A bit-field is converted to an int if int can represent all the values of the bit-field; otherwise, it is converted to unsigned int if unsigned int can represent all the values of the bit-field. Otherwise, no integral promotion applies to it.
A bool is converted to an int ; false becomes 0 and true becomes 1. Promotions are used as part of the usual arithmetic conversions.
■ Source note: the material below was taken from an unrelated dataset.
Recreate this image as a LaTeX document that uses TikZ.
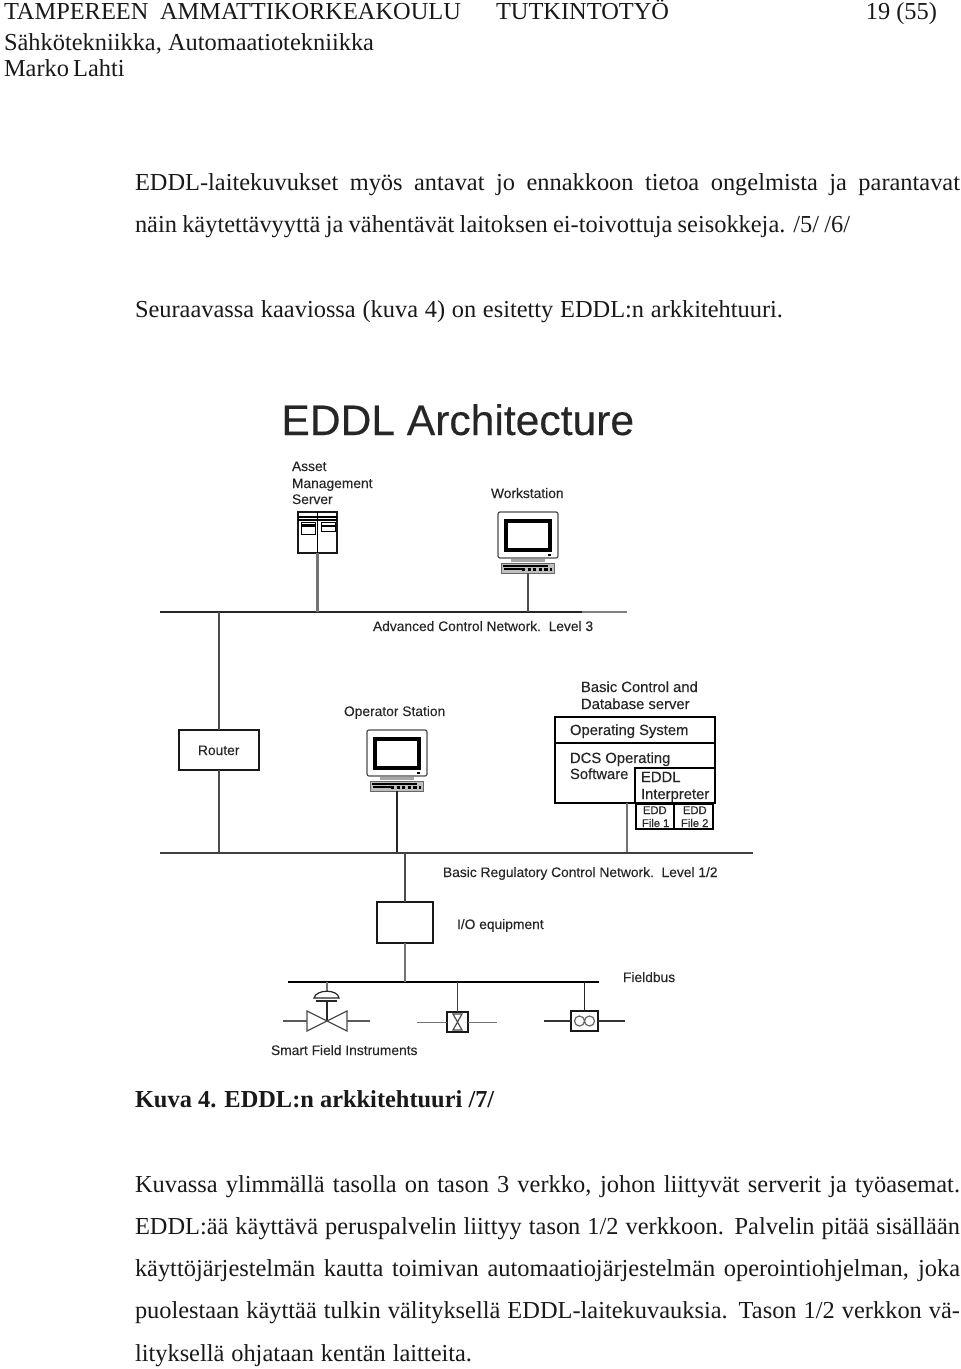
\documentclass[tikz,border=0pt]{standalone}
\usepackage{fontspec}
\setmainfont{Liberation Serif}
\newfontfamily\dsans[FakeBold=0.12]{Liberation Sans}
\newfontfamily\dsansb[FakeBold=0.3]{Liberation Sans}
\newcommand{\pgbox}[7]{\node[#6,minimum width={(#4-#2)*0.5pt},minimum height={(#5-#3)*0.5pt}] (#1) at ({(#2+#4)/2},{(#3+#5)/2}) {#7};}
\newcommand{\monitor}[3]{% name, left x, top y
  \begin{scope}[shift={(#2,#3)}]
    \node[monframe,minimum width=30pt,minimum height=23pt] (#1mon) at (30,23) {};
    \node[monscreen,minimum width=22pt,minimum height=14.5pt] (#1scr) at (30,23.5) {};
    \fill[gray!70] (13,47) rectangle (47,50);
    \node[kbd,minimum width=26.5pt,minimum height=5pt] (#1) at (30,56) {};
    \draw[black,line width=1pt] (5,53.5) -- (50,53.5);
    \draw[black,line width=1.3pt] (6,57) -- (24,57);
    \draw[black,line width=1.8pt,dash pattern=on 1.6pt off 1.2pt] (24,57.5) -- (54,57.5);
    \fill[black] (50,42) rectangle (53,44);
  \end{scope}}
\tikzset{
  body/.style={anchor=base west,inner sep=0pt,outer sep=0pt,text=black!90,font=\fontsize{12.2}{14}\selectfont},
  lab/.style={anchor=base west,inner sep=0pt,outer sep=0pt,text=black!85,font=\dsans\fontsize{6.9}{8}\selectfont},
  labb/.style={lab,font=\dsansb\fontsize{7.4}{8}\selectfont},
  labs/.style={lab,font=\dsansb\fontsize{5.6}{6}\selectfont},
  bus/.style={draw=black!85,line width=0.8pt},
  stem/.style={draw=black!55,line width=1.2pt},
  thinbox/.style={draw=black!90,line width=0.75pt,fill=white,inner sep=0pt,outer sep=0pt},
  heavybox/.style={draw=black,line width=1.3pt,fill=white,inner sep=0pt,outer sep=0pt},
  monframe/.style={draw=black!70,line width=0.6pt,fill=white,inner sep=0pt,outer sep=0pt,rounded corners=1pt},
  monscreen/.style={draw=black,line width=2pt,fill=white,inner sep=0pt},
  kbd/.style={draw=black!60,line width=0.5pt,fill=black!25,inner sep=0pt,outer sep=0pt},
  pipe/.style={draw=black!65,line width=0.6pt},
  sym/.style={draw=black!85,line width=0.6pt},
}
\begin{document}
\begin{tikzpicture}[x=0.5pt,y=-0.5pt]
\useasboundingbox (0,0) rectangle (960,1369);
% page header
\node[body] (h1) at (4,20) {\makebox[228.5pt][s]{TAMPEREEN AMMATTIKORKEAKOULU}};
\node[body] (h2) at (496,20) {TUTKINTOTYÖ};
\node[body,anchor=base east] (h3) at (937,20) {19 (55)};
\node[body] (h4) at (4,50.5) {Sähkötekniikka, Automaatiotekniikka};
\node[body] (h5) at (4,77) {\makebox[60pt][s]{Marko Lahti}};
% upper text
\node[body] (t1) at (135,191) {\makebox[412.5pt][s]{EDDL-laitekuvukset myös antavat jo ennakkoon tietoa ongelmista ja parantavat}};
\node[body] (t2) at (135,233) {\makebox[357.5pt][s]{näin käytettävyyttä ja vähentävät laitoksen ei-toivottuja seisokkeja. /5/ /6/}};
\node[body] (t3) at (135,318) {\makebox[324pt][s]{Seuraavassa kaaviossa (kuva 4) on esitetty EDDL:n arkkitehtuuri.}};
% title
\node[anchor=base west,inner sep=0pt,text=black!85,font=\dsansb\fontsize{21.3}{24}\selectfont] (title) at (281,435) {EDDL Architecture};
% asset server
\node[lab] (a1) at (292,471) {Asset};
\node[lab] (a2) at (292,488) {Management};
\node[lab] (a3) at (292,504) {Server};
\pgbox{srv}{298}{512}{337}{553}{thinbox}{}
\draw[black,line width=0.7pt] (317.5,512) -- (317.5,553) (298,517) -- (337,517) (298,520) -- (337,520);
\draw[black,line width=0.5pt] (301,522) rectangle (315,534);
\fill[black] (301,524) rectangle (315,527);
\draw[black,line width=0.5pt] (321,522) rectangle (335,531);
\fill[black] (321,525) rectangle (335,527);
% workstation
\node[lab] (ws) at (491,498) {Workstation};
\monitor{wsk}{498}{512}
% level 3 bus
\coordinate (l3a) at (160,612);
\coordinate (l3b) at (582,612);
\coordinate (l3c) at (627,612);
\draw[bus] (l3a) -- (l3b);
\draw[draw=black!50,line width=0.8pt] (l3b) -- (l3c);
\node[lab] (l3) at (373,631) {Advanced Control Network.\ \ Level 3};
\coordinate (srvb) at (srv.south |- l3a);
\draw[stem] (srv.south) -- (srvb);
\coordinate (wsb) at (wsk.south |- l3a);
\draw[stem,draw=black!70,line width=0.8pt] (wsk.south) -- (wsb);
% router
\pgbox{rt}{179}{730}{259}{770}{thinbox}{}
\node[lab] (rtl) at (198,755) {Router};
\coordinate (rtt) at (rt.north |- l3a);
\coordinate (l2a) at (160,853);
\coordinate (l2b) at (753,853);
\coordinate (rtb) at (rt.south |- l2a);
\draw[stem,draw=black!70,line width=0.9pt] (rtt) -- (rt.north);
\draw[stem,draw=black!70,line width=0.9pt] (rt.south) -- (rtb);
% operator station
\node[lab] (op) at (344,716) {Operator Station};
\monitor{opk}{367}{730}
\coordinate (opb) at (opk.south |- l2a);
\draw[stem,draw=black!85,line width=0.8pt] (opk.south) -- (opb);
% basic control server
\node[labb] (b1) at (581,692) {Basic Control and};
\node[labb] (b2) at (581,709) {Database server};
\pgbox{dcs}{555}{717}{715}{803}{heavybox}{}
\coordinate (dl) at (555,743);
\coordinate (dr) at (715,743);
\draw[black,line width=1.3pt] (dl) -- (dr);
\node[labb] (o1) at (570,735) {Operating System};
\node[labb] (o2) at (570,763) {DCS Operating};
\node[labb] (o3) at (570,779) {Software};
\pgbox{itp}{635}{768}{715}{803}{heavybox}{}
\node[labb] (i1) at (641,782) {EDDL};
\node[labb] (i2) at (641,799) {Interpreter};
\pgbox{f1}{636}{804}{674}{829}{heavybox}{}
\pgbox{f2}{674}{804}{713}{829}{heavybox}{}
\node[labs] (f1a) at (643,814) {EDD};
\node[labs] (f1b) at (642,827) {File 1};
\node[labs] (f2a) at (683,814) {EDD};
\node[labs] (f2b) at (681,827) {File 2};
\coordinate (dcst) at (627,803);
\coordinate (dcsb) at (627,853);
\draw[stem,line width=0.9pt] (dcst) -- (dcsb);
% level 1/2 bus
\draw[bus,draw=black!75] (l2a) -- (l2b);
\node[lab] (l2) at (443,877) {Basic Regulatory Control Network.\ \ Level 1/2};
% I/O
\pgbox{io}{377}{902}{433}{943}{thinbox}{}
\node[lab] (iol) at (457,929) {I/O equipment};
\coordinate (iot) at (io.north |- l2a);
\draw[stem,draw=black!70,line width=0.9pt] (iot) -- (io.north);
% fieldbus
\coordinate (fa) at (288,982);
\coordinate (fb) at (599,982);
\draw[bus,draw=black] (fa) -- (fb);
\node[lab] (fl) at (623,982) {Fieldbus};
\coordinate (iob) at (io.south |- fa);
\draw[stem] (io.south) -- (iob);
% valve
\coordinate (vt) at (327,982);
\coordinate (vc) at (327,1021);
\draw[stem,line width=0.9pt] (vt) -- (327,992);
\draw[sym,fill=white] (314,998) .. controls (316,989) and (338,989) .. (339,998) -- cycle;
\draw[sym,line width=0.8pt] (316,1001) -- (337,1001);
\draw[sym,line width=0.8pt] (327,1001) -- (vc);
\draw[sym,draw=black!70] (vc) -- (307,1011) -- (307,1031) -- cycle;
\draw[sym,draw=black!70] (vc) -- (347,1011) -- (347,1031) -- cycle;
\draw[pipe] (283,1021) -- (307,1021) (347,1021) -- (370,1021);
% instrument 2
\pgbox{ins}{447}{1012}{468}{1032}{thinbox}{}
\coordinate (inst) at (ins.north |- fa);
\draw[stem,draw=black!75,line width=0.8pt] (inst) -- (ins.north);
\draw[draw=black!55,line width=0.5pt] (417,1022) -- (ins.west) (ins.east) -- (497,1022);
\draw[draw=black!70,line width=0.6pt] (453,1014) -- (462,1014) -- (453,1030) -- (462,1030) -- cycle;
% instrument 3
\pgbox{inf}{571}{1011}{598}{1031}{thinbox}{}
\coordinate (inft) at (inf.north |- fa);
\draw[stem,draw=black!85,line width=0.8pt] (inft) -- (inf.north);
\draw[pipe,draw=black!80] (544,1021) -- (inf.west) (inf.east) -- (625,1021);
\draw[draw=black!60,line width=0.6pt] (579.5,1021) circle (5) (589.5,1021) circle (5);
\node[lab] (sf) at (271,1055) {Smart Field Instruments};
% caption
\node[body,font=\bfseries\fontsize{12.2}{14}\selectfont] (cap) at (135,1107) {Kuva 4. EDDL:n arkkitehtuuri /7/};
% lower text
\node[body] (p1) at (135,1192) {\makebox[412.5pt][s]{Kuvassa ylimmällä tasolla on tason 3 verkko, johon liittyvät serverit ja työasemat.}};
\node[body] (p2) at (135,1234) {\makebox[412.5pt][s]{EDDL:ää käyttävä peruspalvelin liittyy tason 1/2 verkkoon. Palvelin pitää sisällään}};
\node[body] (p3) at (135,1276) {\makebox[412.5pt][s]{käyttöjärjestelmän kautta toimivan automaatiojärjestelmän operointiohjelman, joka}};
\node[body] (p4) at (135,1318) {\makebox[412.5pt][s]{puolestaan käyttää tulkin välityksellä EDDL-laitekuvauksia. Tason 1/2 verkkon vä-}};
\node[body] (p5) at (135,1361) {\makebox[168.5pt][s]{lityksellä ohjataan kentän laitteita.}};
\end{tikzpicture}
\end{document}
Usual Arithmetic Conversions
These conversions are performed on the operands of a binary operator to bring them to a common type, which is then used as the type of the result: 1. If either operand is of type long double, the other is converted to long double. - Otherwise, if either operand is double, the other is converted to double. - Otherwise, if either operand is float, the other is converted to float. - Otherwise, integral promotions (§10.5.1) are performed on both operands. 2. Otherwise, if either operand is unsigned long long, the other is converted to unsigned long long. - Otherwise, if one operand is a long long int and the other is an unsigned long int, then if a long long int can represent all the values of an unsigned long int, the unsigned long int is converted to a long long int ; otherwise, both operands are converted to unsigned long long int. Otherwise, if either operand is unsigned long long, the other is converted to unsigned long long. - Otherwise, if one operand is a long int and the other is an unsigned int, then if a long int can represent all the values of an unsigned int, the unsigned int is converted to a long int ; otherwise, both operands are converted to unsigned long int. - Otherwise, if either operand is long, the other is converted to long. - Otherwise, if either operand is unsigned, the other is converted to unsigned. - Otherwise, both operands are int. These rules make the result of converting an unsigned integer to a signed one of possibly larger size implementation-defined. That is yet another reason to avoid mixing unsigned and signed integers.